Alors que je viens de l'emerger avec -auvD

----------

## bosozoku

Oui c'est normal mais je parlais des dépendances du programme que tu installes.

Si le programme que tu as installé avait des dépendances elles ne sont pas écrites dans le world si ?

----------

## voltairien

Non, celles-ci ne le sont pas.

Mais ca explique que le world ait rétréci, dans son cas comme dans le mien d'une grande partie ...

Et d'ailleurs blasserre, si tu regardes dans ton emerge.log, tu vas retrouver l'emerge original d'un package pour qui il y a bien eu inscription au fichier world j'imagine ? et ensuite plus rien, pas de mise à jour... (par exemple firefox)

----------

## blasserre

je viens de regarder mon log

firefox n'a été ajouté au world qu'à la quatrième compilation !

thunderbird, compilé trois fois, n'a jamais été ajouté....

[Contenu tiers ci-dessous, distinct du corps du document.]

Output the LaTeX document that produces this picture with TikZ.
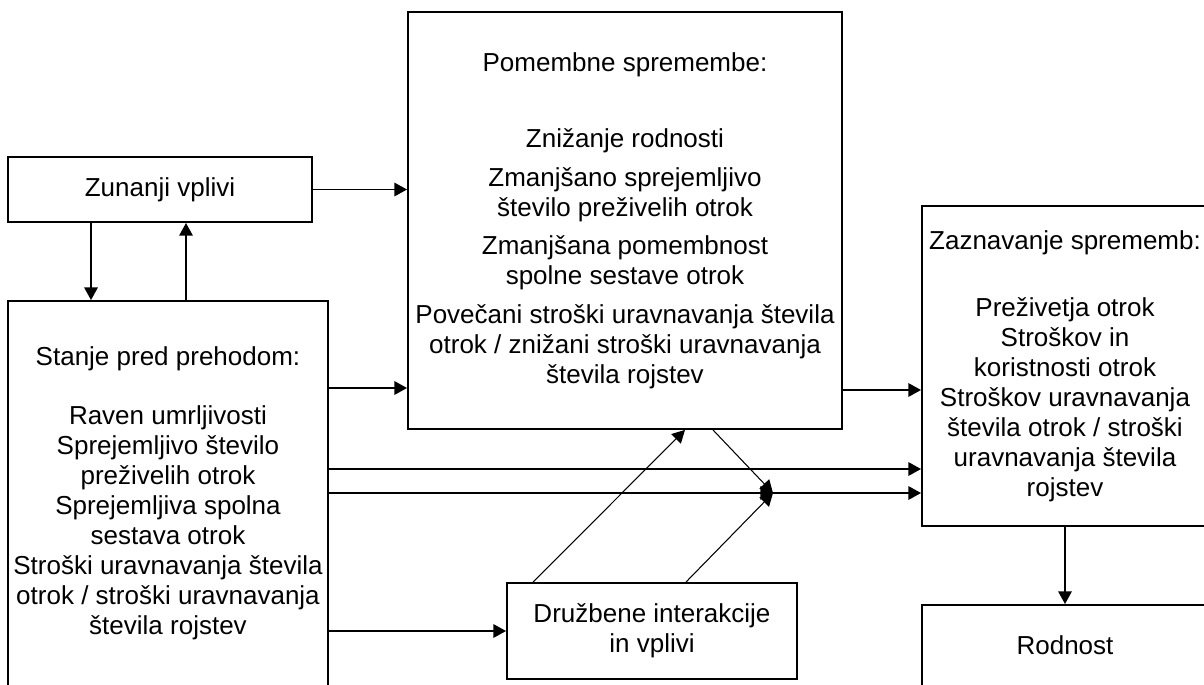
\documentclass[tikz,border=0pt]{standalone}
\usepackage{fontspec}
\setmainfont{Liberation Sans}
\usetikzlibrary{arrows.meta}

\begin{document}
\begin{tikzpicture}
            [x=0.02cm, y=-0.02cm,
             box/.style={draw, line width=1.1pt, inner sep=2pt, align=center,
                         font=\fontsize{14.8}{17.1}\selectfont},
             arr/.style={-{Triangle[length=7.2pt, width=7.6pt]}, line width=1.1pt},
             thinarr/.style={-{Triangle[length=7.2pt, width=7.6pt]}, line width=0.6pt}]
            % Fix the frame
            \useasboundingbox (0,0) rectangle (1204,684);

            % Place the boxes
            \node[box, minimum width=6.08cm, minimum height=1.3cm] (Zun) at (160,189.5)
                {Zunanji vplivi};  % Top left
            \node[box, minimum width=6.4cm, minimum height=7.7cm] (Stanje) at (168,493.5)
                {Stanje pred prehodom:\\[0.58cm]
                 Raven umrljivosti\\ Sprejemljivo število\\ preživelih otrok\\
                 Sprejemljiva spolna\\ sestava otrok\\ Stroški uravnavanja števila\\
                 otrok / stroški uravnavanja\\ števila rojstev};  % Bottom left
            \node[box, minimum width=8.68cm, minimum height=8.34cm] (Pom) at (625,220.5)
                {Pomembne spremembe:\\[0.92cm]
                 Znižanje rodnosti\\[0.18cm]
                 Zmanjšano sprejemljivo\\ število preživelih otrok\\[0.16cm]
                 Zmanjšana pomembnost\\ spolne sestave otrok\\[0.18cm]
                 Povečani stroški uravnavanja števila\\
                 otrok / znižani stroški uravnavanja\\ števila rojstev};  % Top middle
            \node[box, minimum width=5.8cm, minimum height=1.92cm] (Druz) at (652,631)
                {Družbene interakcije\\ in vplivi};  % Bottom middle
            \node[box, minimum width=5.72cm, minimum height=6.4cm] (Zaz) at (1065,366)
                {Zaznavanje sprememb:\\[0.74cm]
                 Preživetja otrok\\ Stroškov in\\ koristnosti otrok\\
                 Stroškov uravnavanja\\ števila otrok / stroški\\
                 uravnavanja števila\\ rojstev};  % Right
            \node[box, minimum width=5.72cm, minimum height=1.62cm] (Rod) at (1065,645.5)
                {Rodnost};  % Bottom right

            % Meeting point of the arrows
            \coordinate (J) at (773,493);

            % Draw arrows
            \draw[arr] (Zun.east) -- (Pom.west |- Zun.east);  % Zunanji to Pomembne
            \draw[arr] ([xshift=-1.38cm]Zun.south) -- ([xshift=-1.54cm]Stanje.north);  % Zunanji to Stanje
            \draw[arr] ([xshift=0.36cm]Stanje.north) -- ([xshift=0.52cm]Zun.south);  % Stanje to Zunanji
            \draw[arr] (Stanje.east |- 0,388) -- (Pom.west |- 0,388);  % Stanje to Pomembne
            \draw[arr] (Stanje.east |- 0,469) -- (Zaz.west |- 0,469);  % Stanje to Zaznavanje
            \draw[arr] (Stanje.east |- J) -- (J);  % Stanje to meeting point
            \draw[arr] (J) -- (Zaz.west |- J);  % meeting point to Zaznavanje
            \draw[arr] (Stanje.east |- Druz.west) -- (Druz.west);  % Stanje to Druzbene
            \draw[arr] (Pom.east |- 0,390) -- (Zaz.west |- 0,390);  % Pomembne to Zaznavanje
            \draw[arr] (Zaz.south) -- (Rod.north);  % Zaznavanje to Rodnost
            \draw[thinarr] ([xshift=-2.38cm]Druz.north) -- ([xshift=1.2cm]Pom.south);  % Druzbene to Pomembne
            \draw[thinarr] ([xshift=0.68cm]Druz.north) -- (J);  % Druzbene to meeting point
            \draw[thinarr] ([xshift=1.76cm]Pom.south) -- (J);  % Pomembne to meeting point
        \end{tikzpicture}
\end{document}
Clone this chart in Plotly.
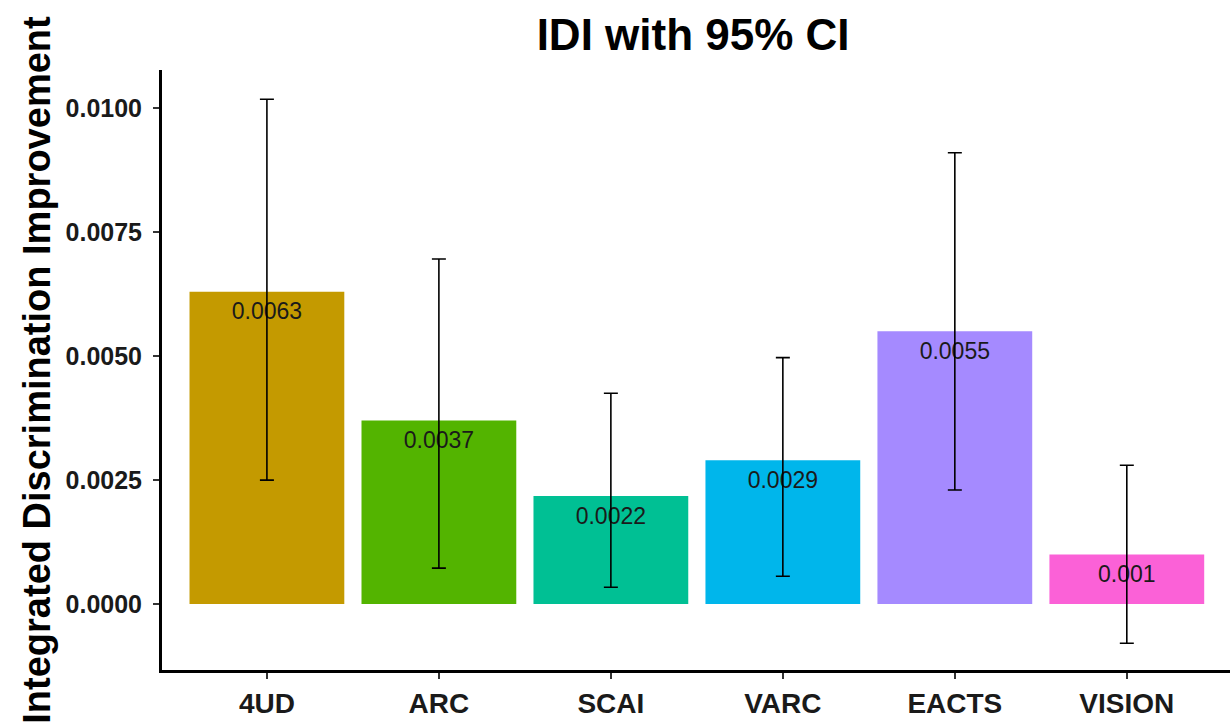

ceci dit il semble que l'ajout au world passe mieux en -av qu'en -auDv

mais ce n'est pas une généralité

j'attends qu'emerge ait fini OOo pour pousser les investigations  :Wink: 

----------

## zdra

Avec l'option -u il va jamais mettre le moindre paquet dans le world, puis que ce sont des paquets déjà installé qui sont touché. Le principe est simple, quand on fait qqch comme "emerge gnome" il va installer 200 dépendances et va inscrire uniquement "gnome" dans le world. Avec gnome dans le world il sait reconstruire  toutes les dépendances installées ou devant être installées. Au final le world ne doit contenir que les applications final que l'utilisateur veut explicitement installer, le reste est implicite.

Pour ce qui est du -uD le principe c'est que le -u tout seul va prendre tout les paquets du world et va vouloir mettre leur version la plus récente tout en vérifiant que les dépendances sont respectées, il va donc updater que ce qu'il faut... le -D est plus fort, il dit qu'il faut mettre à jours TOUT les paquets du world, TOUTES leurs dépendances, et ainci de suite récursivement. par exemple:

foo-1.0 dépent de >=bar-1.0. foo est dans world et pas bar.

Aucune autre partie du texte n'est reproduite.